- What is being asked -
Retype the stretch of lines that starts at the line containing "What TikZ code" and ends at the line containing "(edutip) at (990,120);", inclusive. Do not include pictures.

- Materials provided -
>>>>

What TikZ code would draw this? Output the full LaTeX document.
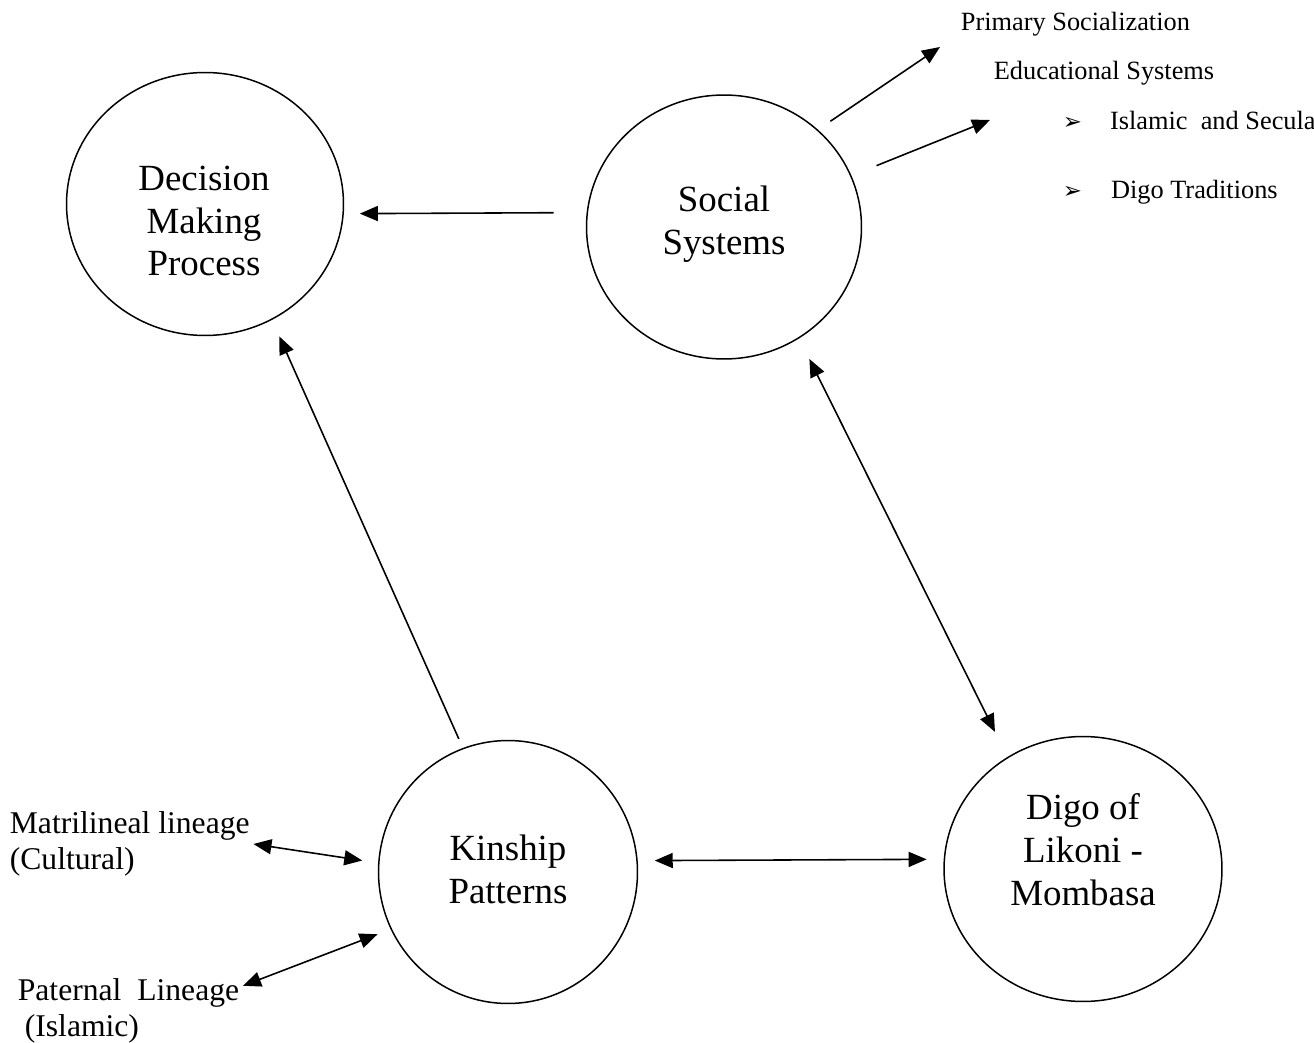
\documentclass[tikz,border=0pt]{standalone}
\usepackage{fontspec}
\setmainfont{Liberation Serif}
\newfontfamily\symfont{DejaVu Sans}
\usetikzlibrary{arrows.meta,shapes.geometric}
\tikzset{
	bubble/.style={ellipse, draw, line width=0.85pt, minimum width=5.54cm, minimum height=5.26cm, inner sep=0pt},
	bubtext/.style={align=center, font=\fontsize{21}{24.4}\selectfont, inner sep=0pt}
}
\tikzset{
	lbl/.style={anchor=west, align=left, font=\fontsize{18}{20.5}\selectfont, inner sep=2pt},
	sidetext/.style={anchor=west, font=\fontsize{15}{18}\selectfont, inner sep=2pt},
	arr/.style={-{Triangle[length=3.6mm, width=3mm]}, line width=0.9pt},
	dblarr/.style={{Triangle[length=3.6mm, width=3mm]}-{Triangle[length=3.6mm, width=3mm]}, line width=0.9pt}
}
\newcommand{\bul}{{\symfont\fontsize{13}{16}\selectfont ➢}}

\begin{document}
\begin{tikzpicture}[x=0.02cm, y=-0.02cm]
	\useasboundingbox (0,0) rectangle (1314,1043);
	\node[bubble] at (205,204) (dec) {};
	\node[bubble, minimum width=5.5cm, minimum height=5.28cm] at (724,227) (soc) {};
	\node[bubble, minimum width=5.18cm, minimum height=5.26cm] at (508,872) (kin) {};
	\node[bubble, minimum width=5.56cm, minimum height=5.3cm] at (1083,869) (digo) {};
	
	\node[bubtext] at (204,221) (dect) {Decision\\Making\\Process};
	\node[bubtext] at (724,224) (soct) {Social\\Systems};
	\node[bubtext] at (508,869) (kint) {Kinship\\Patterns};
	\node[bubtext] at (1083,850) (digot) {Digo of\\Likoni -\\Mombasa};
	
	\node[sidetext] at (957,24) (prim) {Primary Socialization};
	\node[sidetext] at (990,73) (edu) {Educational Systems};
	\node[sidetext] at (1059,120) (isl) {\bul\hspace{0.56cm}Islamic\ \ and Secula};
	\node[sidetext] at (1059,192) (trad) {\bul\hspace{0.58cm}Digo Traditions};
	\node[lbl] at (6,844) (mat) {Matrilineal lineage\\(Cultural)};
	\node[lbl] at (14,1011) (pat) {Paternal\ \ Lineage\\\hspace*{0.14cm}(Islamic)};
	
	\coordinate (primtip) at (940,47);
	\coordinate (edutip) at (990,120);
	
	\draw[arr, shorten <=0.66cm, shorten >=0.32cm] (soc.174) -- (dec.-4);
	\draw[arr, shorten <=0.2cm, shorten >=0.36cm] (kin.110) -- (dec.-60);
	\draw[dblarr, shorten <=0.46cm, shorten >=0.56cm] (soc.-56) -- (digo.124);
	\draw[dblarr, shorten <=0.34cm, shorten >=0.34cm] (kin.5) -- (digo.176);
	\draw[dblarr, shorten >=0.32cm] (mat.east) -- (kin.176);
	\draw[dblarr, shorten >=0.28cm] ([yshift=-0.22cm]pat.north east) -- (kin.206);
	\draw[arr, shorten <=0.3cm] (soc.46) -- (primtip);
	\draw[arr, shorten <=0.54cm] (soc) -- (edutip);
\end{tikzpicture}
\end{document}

<<<<
>>>>

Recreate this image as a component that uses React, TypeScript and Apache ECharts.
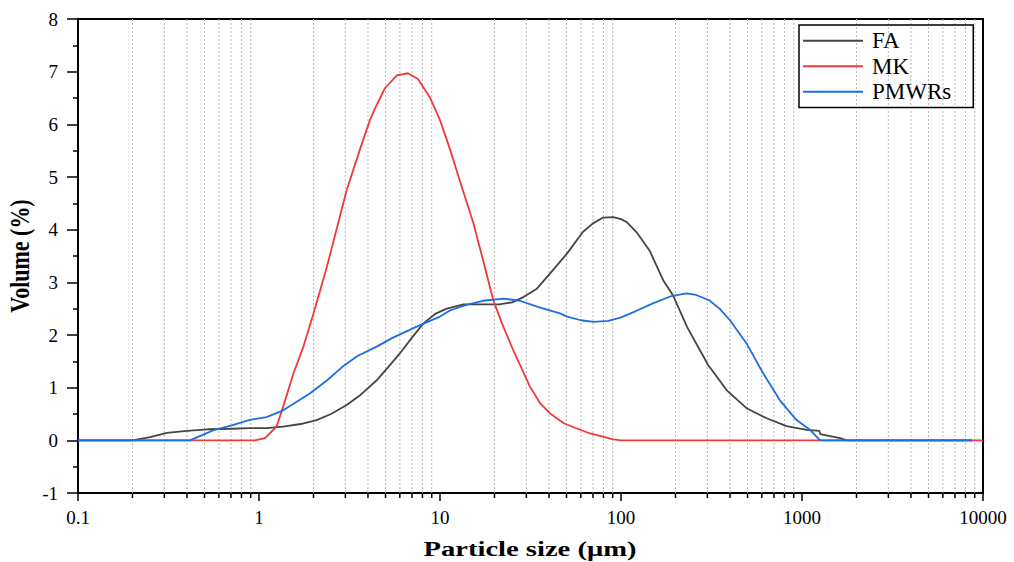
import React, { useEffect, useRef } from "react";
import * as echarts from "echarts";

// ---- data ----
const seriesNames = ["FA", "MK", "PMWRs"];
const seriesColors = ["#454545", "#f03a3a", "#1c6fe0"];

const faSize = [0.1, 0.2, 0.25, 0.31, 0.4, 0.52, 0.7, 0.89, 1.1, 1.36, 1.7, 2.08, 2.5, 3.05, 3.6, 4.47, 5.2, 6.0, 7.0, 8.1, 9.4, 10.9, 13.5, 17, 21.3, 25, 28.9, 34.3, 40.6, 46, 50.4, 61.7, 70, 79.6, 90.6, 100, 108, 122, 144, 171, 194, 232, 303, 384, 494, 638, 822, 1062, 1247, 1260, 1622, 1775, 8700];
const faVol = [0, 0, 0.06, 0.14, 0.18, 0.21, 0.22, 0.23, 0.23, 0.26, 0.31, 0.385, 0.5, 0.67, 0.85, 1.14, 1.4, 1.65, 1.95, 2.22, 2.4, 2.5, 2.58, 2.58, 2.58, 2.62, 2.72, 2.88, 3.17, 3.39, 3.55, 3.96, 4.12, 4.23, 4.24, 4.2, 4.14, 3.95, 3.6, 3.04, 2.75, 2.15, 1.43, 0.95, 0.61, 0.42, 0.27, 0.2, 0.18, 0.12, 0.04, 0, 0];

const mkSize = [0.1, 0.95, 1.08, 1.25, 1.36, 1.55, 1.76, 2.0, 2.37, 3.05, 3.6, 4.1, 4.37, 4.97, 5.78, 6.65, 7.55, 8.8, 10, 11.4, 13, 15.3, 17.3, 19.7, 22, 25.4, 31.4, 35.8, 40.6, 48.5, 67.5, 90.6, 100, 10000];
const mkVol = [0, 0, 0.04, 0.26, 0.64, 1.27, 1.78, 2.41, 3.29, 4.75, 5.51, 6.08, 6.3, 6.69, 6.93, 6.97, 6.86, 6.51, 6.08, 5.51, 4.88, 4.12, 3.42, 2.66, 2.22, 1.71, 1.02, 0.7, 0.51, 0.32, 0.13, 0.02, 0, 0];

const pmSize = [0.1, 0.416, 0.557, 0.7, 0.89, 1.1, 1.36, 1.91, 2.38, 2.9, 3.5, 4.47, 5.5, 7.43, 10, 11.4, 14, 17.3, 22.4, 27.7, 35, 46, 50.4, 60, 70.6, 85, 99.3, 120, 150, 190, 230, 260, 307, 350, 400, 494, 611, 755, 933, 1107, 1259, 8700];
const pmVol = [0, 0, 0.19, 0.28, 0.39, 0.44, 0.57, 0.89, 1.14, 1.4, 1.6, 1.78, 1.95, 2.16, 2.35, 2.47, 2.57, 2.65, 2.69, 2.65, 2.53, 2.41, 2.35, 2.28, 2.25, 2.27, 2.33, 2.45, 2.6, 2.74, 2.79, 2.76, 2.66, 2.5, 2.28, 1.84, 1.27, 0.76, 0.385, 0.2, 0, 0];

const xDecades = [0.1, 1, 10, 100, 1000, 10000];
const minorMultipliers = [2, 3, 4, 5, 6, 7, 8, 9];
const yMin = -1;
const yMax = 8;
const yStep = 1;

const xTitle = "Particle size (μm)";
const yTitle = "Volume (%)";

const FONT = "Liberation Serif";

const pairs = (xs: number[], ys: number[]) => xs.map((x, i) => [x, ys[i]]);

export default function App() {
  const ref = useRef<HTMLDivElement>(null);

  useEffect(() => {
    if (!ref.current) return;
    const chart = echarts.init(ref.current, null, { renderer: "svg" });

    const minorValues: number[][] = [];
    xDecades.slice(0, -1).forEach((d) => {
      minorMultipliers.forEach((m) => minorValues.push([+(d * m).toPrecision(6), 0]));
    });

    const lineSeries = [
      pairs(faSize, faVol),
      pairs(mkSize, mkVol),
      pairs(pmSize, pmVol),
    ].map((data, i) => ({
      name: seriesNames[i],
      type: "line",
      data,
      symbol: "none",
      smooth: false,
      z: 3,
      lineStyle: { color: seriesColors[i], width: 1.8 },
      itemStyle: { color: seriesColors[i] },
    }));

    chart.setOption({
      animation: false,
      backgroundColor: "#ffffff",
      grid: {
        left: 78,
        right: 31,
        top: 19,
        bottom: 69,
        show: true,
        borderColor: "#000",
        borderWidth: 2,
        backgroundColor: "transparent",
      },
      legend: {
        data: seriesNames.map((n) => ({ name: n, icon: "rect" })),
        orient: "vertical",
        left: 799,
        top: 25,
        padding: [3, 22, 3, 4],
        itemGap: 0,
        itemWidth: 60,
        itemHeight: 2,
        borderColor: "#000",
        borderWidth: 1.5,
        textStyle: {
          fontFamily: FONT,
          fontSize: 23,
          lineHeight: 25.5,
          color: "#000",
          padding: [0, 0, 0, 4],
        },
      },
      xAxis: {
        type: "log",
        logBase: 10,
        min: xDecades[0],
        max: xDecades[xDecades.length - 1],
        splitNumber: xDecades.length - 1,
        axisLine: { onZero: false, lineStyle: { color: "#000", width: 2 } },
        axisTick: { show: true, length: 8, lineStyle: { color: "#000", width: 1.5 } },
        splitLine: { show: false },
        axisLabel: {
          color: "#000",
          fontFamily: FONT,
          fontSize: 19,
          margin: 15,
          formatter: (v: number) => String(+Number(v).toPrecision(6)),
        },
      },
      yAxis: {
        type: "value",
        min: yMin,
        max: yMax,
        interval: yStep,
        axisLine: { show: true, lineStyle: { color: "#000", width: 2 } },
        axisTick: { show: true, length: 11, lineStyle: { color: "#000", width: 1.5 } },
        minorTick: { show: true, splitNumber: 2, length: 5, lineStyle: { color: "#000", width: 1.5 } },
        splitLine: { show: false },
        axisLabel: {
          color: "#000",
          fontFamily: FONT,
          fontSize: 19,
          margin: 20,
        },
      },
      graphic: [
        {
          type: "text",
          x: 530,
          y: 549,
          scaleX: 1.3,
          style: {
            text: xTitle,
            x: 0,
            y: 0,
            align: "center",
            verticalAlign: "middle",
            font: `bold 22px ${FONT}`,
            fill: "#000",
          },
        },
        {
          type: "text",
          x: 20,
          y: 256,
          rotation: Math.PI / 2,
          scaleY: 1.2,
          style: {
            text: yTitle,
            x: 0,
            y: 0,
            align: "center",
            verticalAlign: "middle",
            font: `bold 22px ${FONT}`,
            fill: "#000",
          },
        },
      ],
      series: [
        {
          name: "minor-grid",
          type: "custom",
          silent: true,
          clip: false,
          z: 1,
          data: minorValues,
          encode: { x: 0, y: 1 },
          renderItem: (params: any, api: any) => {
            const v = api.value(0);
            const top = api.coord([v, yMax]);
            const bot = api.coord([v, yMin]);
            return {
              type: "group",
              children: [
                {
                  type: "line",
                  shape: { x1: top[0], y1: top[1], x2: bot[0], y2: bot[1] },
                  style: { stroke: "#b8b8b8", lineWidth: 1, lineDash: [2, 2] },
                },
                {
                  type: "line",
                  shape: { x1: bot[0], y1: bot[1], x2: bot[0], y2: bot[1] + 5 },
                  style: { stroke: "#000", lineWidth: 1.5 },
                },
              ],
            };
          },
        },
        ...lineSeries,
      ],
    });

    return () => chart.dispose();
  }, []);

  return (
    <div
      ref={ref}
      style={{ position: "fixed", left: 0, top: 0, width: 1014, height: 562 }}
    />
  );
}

<<<<
>>>>

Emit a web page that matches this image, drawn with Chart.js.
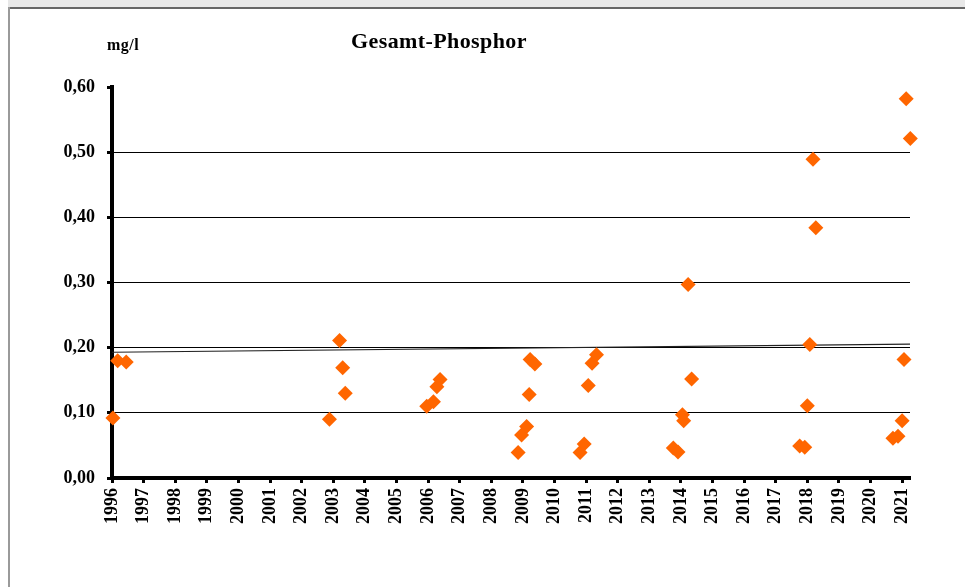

<<<<

- Final answer -
What TikZ code would draw this? Output the full LaTeX document.
\documentclass[tikz,border=0pt]{standalone}
\usepackage{fontspec}
\setmainfont{Liberation Serif}
\newfontfamily\symfont{DejaVu Sans}
\usetikzlibrary{arrows.meta,shapes.geometric}
\tikzset{
	bubble/.style={ellipse, draw, line width=0.85pt, minimum width=5.54cm, minimum height=5.26cm, inner sep=0pt},
	bubtext/.style={align=center, font=\fontsize{21}{24.4}\selectfont, inner sep=0pt}
}
\tikzset{
	lbl/.style={anchor=west, align=left, font=\fontsize{18}{20.5}\selectfont, inner sep=2pt},
	sidetext/.style={anchor=west, font=\fontsize{15}{18}\selectfont, inner sep=2pt},
	arr/.style={-{Triangle[length=3.6mm, width=3mm]}, line width=0.9pt},
	dblarr/.style={{Triangle[length=3.6mm, width=3mm]}-{Triangle[length=3.6mm, width=3mm]}, line width=0.9pt}
}
\newcommand{\bul}{{\symfont\fontsize{13}{16}\selectfont ➢}}

\begin{document}
\begin{tikzpicture}[x=0.02cm, y=-0.02cm]
	\useasboundingbox (0,0) rectangle (1314,1043);
	\node[bubble] at (205,204) (dec) {};
	\node[bubble, minimum width=5.5cm, minimum height=5.28cm] at (724,227) (soc) {};
	\node[bubble, minimum width=5.18cm, minimum height=5.26cm] at (508,872) (kin) {};
	\node[bubble, minimum width=5.56cm, minimum height=5.3cm] at (1083,869) (digo) {};
	
	\node[bubtext] at (204,221) (dect) {Decision\\Making\\Process};
	\node[bubtext] at (724,224) (soct) {Social\\Systems};
	\node[bubtext] at (508,869) (kint) {Kinship\\Patterns};
	\node[bubtext] at (1083,850) (digot) {Digo of\\Likoni -\\Mombasa};
	
	\node[sidetext] at (957,24) (prim) {Primary Socialization};
	\node[sidetext] at (990,73) (edu) {Educational Systems};
	\node[sidetext] at (1059,120) (isl) {\bul\hspace{0.56cm}Islamic\ \ and Secula};
	\node[sidetext] at (1059,192) (trad) {\bul\hspace{0.58cm}Digo Traditions};
	\node[lbl] at (6,844) (mat) {Matrilineal lineage\\(Cultural)};
	\node[lbl] at (14,1011) (pat) {Paternal\ \ Lineage\\\hspace*{0.14cm}(Islamic)};
	
	\coordinate (primtip) at (940,47);
	\coordinate (edutip) at (990,120);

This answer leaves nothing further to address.